SaaS valuation map: growth is back, but the market is still selective.
Forward EV/Gross Profit tells a cleaner story than EV/Sales because it adjusts for gross margin quality.
$PLTR currently trades around 72.3x Forward EV/Gross Profit with +62.6% NTM estimated revenue growth.
$APP and $DOCN sit in the high-growth zone with operating profitability, which helps justify stronger valuation support.
$NET still trades at a premium multiple, but the market expects a lot. High expectations leave less room for execution noise.
$CRWD and $DDOG trade above the trendline, showing the market is still willing to pay premium multiples for elite software platforms with strong AI/security/observability positioning.
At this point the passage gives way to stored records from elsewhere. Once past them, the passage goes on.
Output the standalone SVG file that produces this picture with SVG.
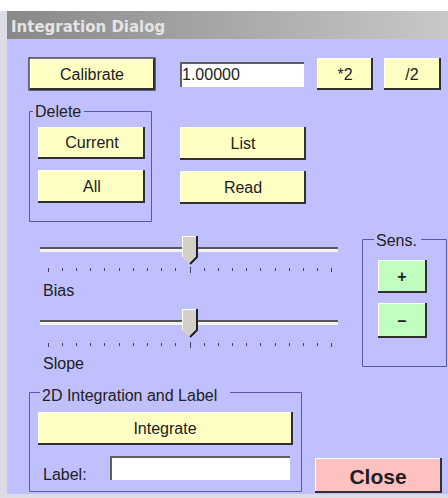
<svg xmlns="http://www.w3.org/2000/svg" width="448" height="498" viewBox="0 0 448 498">
<defs>
<linearGradient id="tg" x1="0" y1="0" x2="1" y2="0">
<stop offset="0" stop-color="#888888"/>
<stop offset="1" stop-color="#c8c8c8"/>
</linearGradient>
<style>
text{font-family:"Liberation Sans",Arial,sans-serif;font-size:16px;fill:#202020}
.c{text-anchor:middle}
.by{fill:#ffffc4}
.bg{fill:#c0ffc0}
.bp{fill:#ffc0c0}
.hl{fill:none;stroke:#ffffff;stroke-width:1}
.sh{fill:none;stroke:#303030;stroke-width:2}
.fr{fill:none;stroke:#5858a8;stroke-width:1}
.fld{fill:#ffffff}
.fsh{fill:none;stroke:#606060;stroke-width:2}
.tk{stroke:#404060;stroke-width:1}
.thumb{fill:#d4d0c8}
</style>
</defs>
<rect x="0" y="0" width="448" height="498" fill="#ffffff"/>
<rect x="0" y="11" width="448" height="487" fill="#dcdce4"/>
<rect x="7" y="39" width="441" height="455" fill="#c0c0ff"/>
<g id="titlebar">
<rect x="7" y="11" width="441" height="28" fill="url(#tg)"/>
<text x="11" y="32" style="font-family:'DejaVu Sans',Verdana,sans-serif;font-weight:bold;font-size:15px;fill:#e4e4e4">Integration Dialog</text>
</g>
<g id="btn-calibrate">
<rect class="by" x="29" y="58" width="126" height="32" stroke="#000" stroke-width="1"/>
<path class="hl" d="M31,88 V60 H153"/>
<path class="sh" d="M30,89 H154 V59"/>
<text class="c" x="92" y="80">Calibrate</text>
</g>
<g id="field-value">
<rect class="fld" x="180" y="62" width="124" height="25"/>
<path class="fsh" d="M181,87 V63 H304"/>
<text x="182" y="80">1.00000</text>
</g>
<g id="btn-times2">
<rect class="by" x="317" y="58" width="56" height="32"/>
<path class="hl" d="M317.5,89 V58.5 H372"/>
<path class="sh" d="M317,89 H372 V58"/>
<text class="c" x="345" y="80">*2</text>
</g>
<g id="btn-div2">
<rect class="by" x="384" y="58" width="57" height="32"/>
<path class="hl" d="M384.5,89 V58.5 H440"/>
<path class="sh" d="M384,89 H440 V58"/>
<text class="c" x="412" y="80">/2</text>
</g>
<g id="group-delete">
<path class="fr" d="M84,111.5 H151.5 V221.5 H29.5 V111.5 H33"/>
<text x="35" y="117">Delete</text>
</g>
<g id="btn-current">
<rect class="by" x="38" y="127" width="107" height="32"/>
<path class="hl" d="M38.5,158 V127.5 H144"/>
<path class="sh" d="M38,158 H144 V127"/>
<text class="c" x="92" y="148">Current</text>
</g>
<g id="btn-all">
<rect class="by" x="38" y="170" width="107" height="33"/>
<path class="hl" d="M38.5,202 V170.5 H144"/>
<path class="sh" d="M38,202 H144 V170"/>
<text class="c" x="92" y="192">All</text>
</g>
<g id="btn-list">
<rect class="by" x="180" y="127" width="126" height="33"/>
<path class="hl" d="M180.5,159 V127.5 H305"/>
<path class="sh" d="M180,159 H305 V127"/>
<text class="c" x="243" y="149">List</text>
</g>
<g id="btn-read">
<rect class="by" x="180" y="171" width="126" height="33"/>
<path class="hl" d="M180.5,203 V171.5 H305"/>
<path class="sh" d="M180,203 H305 V171"/>
<text class="c" x="243" y="193">Read</text>
</g>
<g id="slider-bias">
<rect x="40" y="247" width="298" height="5" fill="#f4f4f4"/>
<rect x="40" y="247" width="298" height="2" fill="#585858"/>
<g class="tk">
<path d="M48.5,268v4M62.5,268v3M76.5,268v3M90.5,268v3M104.5,268v3M119.5,268v3M133.5,268v3M147.5,268v3M161.5,268v3M175.5,268v3M190.5,267v6M204.5,268v3M218.5,268v3M232.5,268v3M246.5,268v3M260.5,268v3M275.5,268v3M289.5,268v3M303.5,268v3M317.5,268v3M331.5,268v4"/>
</g>
<path class="thumb" d="M182,236 H198 V257 L190,265 L182,257 Z"/>
<path d="M182.5,257 V236.5 H197" fill="none" stroke="#ffffff"/>
<path d="M197,236 V257 L190,264" fill="none" stroke="#202020" stroke-width="2"/>
<text x="43" y="296">Bias</text>
</g>
<g id="slider-slope">
<rect x="40" y="320" width="298" height="5" fill="#f4f4f4"/>
<rect x="40" y="320" width="298" height="2" fill="#585858"/>
<g class="tk">
<path d="M48.5,343v4M62.5,343v3M76.5,343v3M90.5,343v3M104.5,343v3M119.5,343v3M133.5,343v3M147.5,343v3M161.5,343v3M175.5,343v3M190.5,342v6M204.5,343v3M218.5,343v3M232.5,343v3M246.5,343v3M260.5,343v3M275.5,343v3M289.5,343v3M303.5,343v3M317.5,343v3M331.5,343v4"/>
</g>
<path class="thumb" d="M182,309 H198 V330 L190,338 L182,330 Z"/>
<path d="M182.5,330 V309.5 H197" fill="none" stroke="#ffffff"/>
<path d="M197,309 V330 L190,337" fill="none" stroke="#202020" stroke-width="2"/>
<text x="43" y="369">Slope</text>
</g>
<g id="group-sens">
<path class="fr" d="M421,239.5 H446.5 V366.5 H362.5 V239.5 H374"/>
<text x="376" y="246">Sens.</text>
</g>
<g id="btn-plus">
<rect class="bg" x="378" y="260" width="49" height="33"/>
<path class="hl" d="M378.5,292 V260.5 H426"/>
<path class="sh" d="M378,292 H426 V260"/>
<text class="c" x="402" y="282" style="font-weight:bold">+</text>
</g>
<g id="btn-minus">
<rect class="bg" x="378" y="303" width="49" height="35"/>
<path class="hl" d="M378.5,337 V303.5 H426"/>
<path class="sh" d="M378,337 H426 V303"/>
<text class="c" x="402" y="326" style="font-weight:bold">–</text>
</g>
<g id="group-2d">
<path class="fr" d="M230,392.5 H301.5 V491.5 H29.5 V392.5 H40"/>
<text x="42" y="401">2D Integration and Label</text>
</g>
<g id="btn-integrate">
<rect class="by" x="38" y="412" width="255" height="33"/>
<path class="hl" d="M38.5,444 V412.5 H292"/>
<path class="sh" d="M38,444 H292 V412"/>
<text class="c" x="165" y="434">Integrate</text>
</g>
<g id="field-label">
<text x="43" y="480">Label:</text>
<rect class="fld" x="110" y="456" width="180" height="24"/>
<path class="fsh" d="M111,480 V457 H290"/>
</g>
<g id="btn-close">
<rect class="bp" x="315" y="458" width="127" height="35"/>
<path class="hl" d="M315.5,492 V458.5 H441"/>
<path class="sh" d="M315,492 H441 V458"/>
<text class="c" x="378" y="484" style="font-weight:bold;font-size:21px">Close</text>
</g>
</svg>
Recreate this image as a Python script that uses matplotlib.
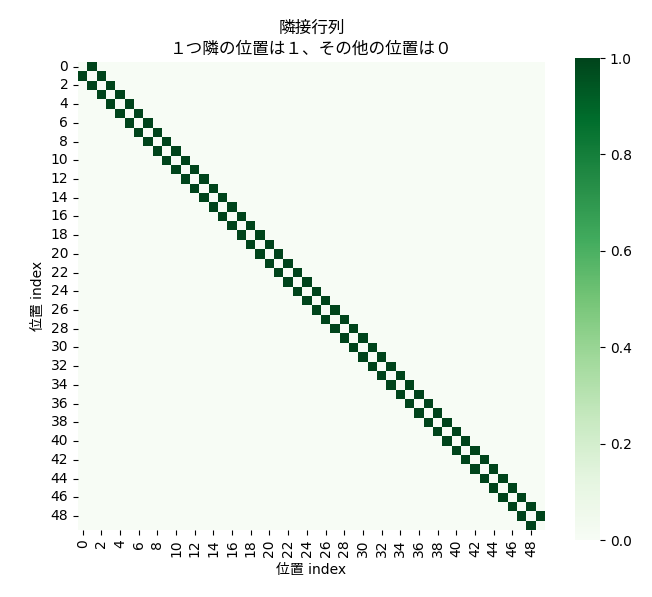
import numpy as np
import matplotlib
matplotlib.use("Agg")
import matplotlib.pyplot as plt
import seaborn as sns

n_positions = 50
neighbor_offsets = [1, -1]

adj = np.zeros((n_positions, n_positions))
for off in neighbor_offsets:
    adj += np.eye(n_positions, k=off)

plt.rcParams['font.family'] = ['DejaVu Sans', 'Noto Sans CJK JP']

fig = plt.figure(figsize=(6.52, 5.97), dpi=100)
ax = fig.add_axes([78/652, 1 - 530/597, 467/652, 468/597])
cax = fig.add_axes([575/652, 1 - 540/597, 25/652, 482/597])
sns.heatmap(adj, cmap="Greens", ax=ax, cbar_ax=cax, vmin=0, vmax=1)
ax.set_title("隣接行列\n１つ隣の位置は１、その他の位置は０")
ax.set_xlabel("位置 index")
ax.set_ylabel("位置 index")
ax.tick_params(axis='x', labelrotation=90)
ax.tick_params(axis='y', labelrotation=0)
plt.savefig("out.png")
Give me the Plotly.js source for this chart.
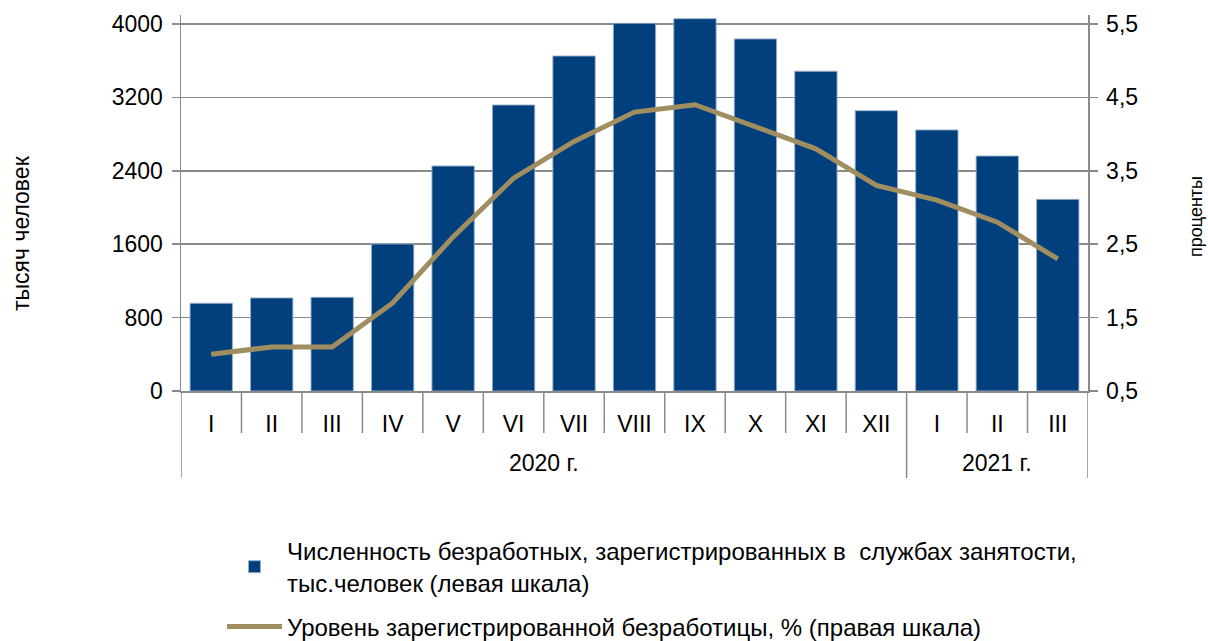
<!DOCTYPE html>
<html>
<head>
<meta charset="utf-8">
<script src="https://cdn.plot.ly/plotly-3.0.1.min.js"></script>
<style>html,body{margin:0;padding:0;background:#fff;}#chart{width:1208px;height:641px;}</style>
</head>
<body>
<div id="chart"></div>
<script>
// Months (Roman numerals) and years
const months = ["I","II","III","IV","V","VI","VII","VIII","IX","X","XI","XII","I","II","III"];
const years = ["2020 г.","2021 г."];
const monthsPerYear = [12, 3];
// Registered unemployed, thousand persons (left scale)
const unemployedThousands = [956, 1014, 1021, 1602, 2452, 3117, 3651, 4008, 4058, 3837, 3485, 3055, 2845, 2561, 2089];
// Registered unemployment rate, % (right scale)
const unemploymentRate = [1.0, 1.1, 1.1, 1.7, 2.6, 3.4, 3.9, 4.3, 4.4, 4.1, 3.8, 3.3, 3.1, 2.8, 2.3];
// Axis ticks
const leftTicks = [0, 800, 1600, 2400, 3200, 4000];
const rightTicks = [0.5, 1.5, 2.5, 3.5, 4.5, 5.5];
const rightTickText = ["0,5","1,5","2,5","3,5","4,5","5,5"];
const barName = "Численность безработных, зарегистрированных в  службах занятости,<br>тыс.человек (левая шкала)";
const lineName = "Уровень зарегистрированной безработицы, % (правая шкала)";
const leftTitle = "тысяч человек";
const rightTitle = "проценты";

const idx = months.map((m, i) => i);
const FONT = "Arial, 'Liberation Sans', sans-serif";
const GRID = "#8a8a8a";

const traces = [
  {
    type: "bar", x: idx, y: unemployedThousands, name: barName,
    marker: {color: "#02407D", line: {color: "rgba(150,175,205,0.9)", width: 1}},
    legendgroup: "a", hoverinfo: "y"
  },
  {
    type: "scatter", mode: "lines", x: idx, y: unemploymentRate, yaxis: "y2", name: lineName,
    line: {color: "#A08E60", width: 5}, legendgroup: "b", hoverinfo: "y"
  }
];

// Category box dividers under the x axis
const shapes = [];
const nCat = months.length;
const yearBounds = [-0.5];
let acc = -0.5;
monthsPerYear.forEach(n => { acc += n; yearBounds.push(acc); });
for (let i = 0; i <= nCat; i++) {
  const xb = i - 0.5;
  const long = yearBounds.some(b => Math.abs(b - xb) < 1e-9);
  shapes.push({
    type: "line", xref: "x", yref: "paper", ysizemode: "pixel", yanchor: 0,
    x0: xb, x1: xb, y0: 0, y1: long ? -87 : -42,
    line: {color: GRID, width: 1.5}
  });
}
const annotations = [];
let start = -0.5;
years.forEach((y, k) => {
  const end = start + monthsPerYear[k];
  annotations.push({
    text: y, xref: "x", yref: "paper", x: (start + end) / 2, y: 0, yshift: -72,
    xanchor: "center", yanchor: "middle", showarrow: false,
    font: {family: FONT, size: 23, color: "#000"}
  });
  start = end;
});
// Axis titles (placed as in the reference, off-centre)
annotations.push({
  text: leftTitle, xref: "paper", yref: "paper", x: 0, xshift: -160, y: (391 - 233) / 376,
  xanchor: "center", yanchor: "middle", textangle: -90, showarrow: false,
  font: {family: FONT, size: 23, color: "#000"}
});
annotations.push({
  text: rightTitle, xref: "paper", yref: "paper", x: 1, xshift: 108, y: (391 - 217) / 376,
  xanchor: "center", yanchor: "middle", textangle: -90, showarrow: false,
  font: {family: FONT, size: 18, color: "#000"}
});

const layout = {
  width: 1208, height: 641,
  margin: {l: 181, r: 120, t: 15, b: 250, pad: 0, autoexpand: false},
  paper_bgcolor: "#fff", plot_bgcolor: "#fff",
  font: {family: FONT, size: 23, color: "#000"},
  bargap: 0.3,
  separators: ", ",
  xaxis: {
    type: "linear", range: [-0.5, nCat - 0.5],
    tickmode: "array", tickvals: idx, ticktext: months,
    ticks: "", ticklabelstandoff: 12,
    showline: true, linecolor: GRID, linewidth: 1.5,
    showgrid: false, zeroline: false,
    tickfont: {family: FONT, size: 23, color: "#000"}
  },
  yaxis: {
    range: [0, 4098], tickmode: "array", tickvals: leftTicks,
    showline: true, linecolor: GRID, linewidth: 1.5,
    ticks: "outside", ticklen: 8, tickcolor: GRID, tickwidth: 1.5, ticklabelstandoff: 4,
    showgrid: true, gridcolor: GRID, gridwidth: 1.5, zeroline: false,
    tickfont: {family: FONT, size: 23, color: "#000"}
  },
  yaxis2: {
    overlaying: "y", side: "right",
    range: [0.5, 5.623], tickmode: "array", tickvals: rightTicks, ticktext: rightTickText,
    showline: true, linecolor: GRID, linewidth: 1.5,
    ticks: "outside", ticklen: 8, tickcolor: GRID, tickwidth: 1.5, ticklabelstandoff: 4,
    showgrid: false, zeroline: false,
    tickfont: {family: FONT, size: 23, color: "#000"}
  },
  showlegend: true,
  legend: {
    x: (222 - 181) / 907, xanchor: "left", y: (391 - 529) / 376, yanchor: "top",
    orientation: "v", traceorder: "grouped", tracegroupgap: 10,
    itemwidth: 55,
    font: {family: FONT, size: 24, color: "#000"},
    bgcolor: "rgba(0,0,0,0)"
  },
  shapes: shapes,
  annotations: annotations
};

Plotly.newPlot("chart", traces, layout, {displayModeBar: false, staticPlot: true});
</script>
</body>
</html>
$ORCL and $PANW look closer to the “quality compounder” zone: good growth, positive margins, and direct AI infrastructure exposure.
$ZETA and $FIG screen as higher-growth but lower-multiple names, partly because GAAP operating margins remain negative.
I mapped subscription-heavy software companies by:
• NTM revenue growth estimate • Forward EV/Gross Profit • Latest GAAP operating margin
Color code:
🔴 Operating margin < 0%
🟡 Operating margin < 5%
🟢 Operating margin > 5%
AI may be bringing attention back to software.
But valuation still depends on growth quality, gross profit efficiency, and operating leverage.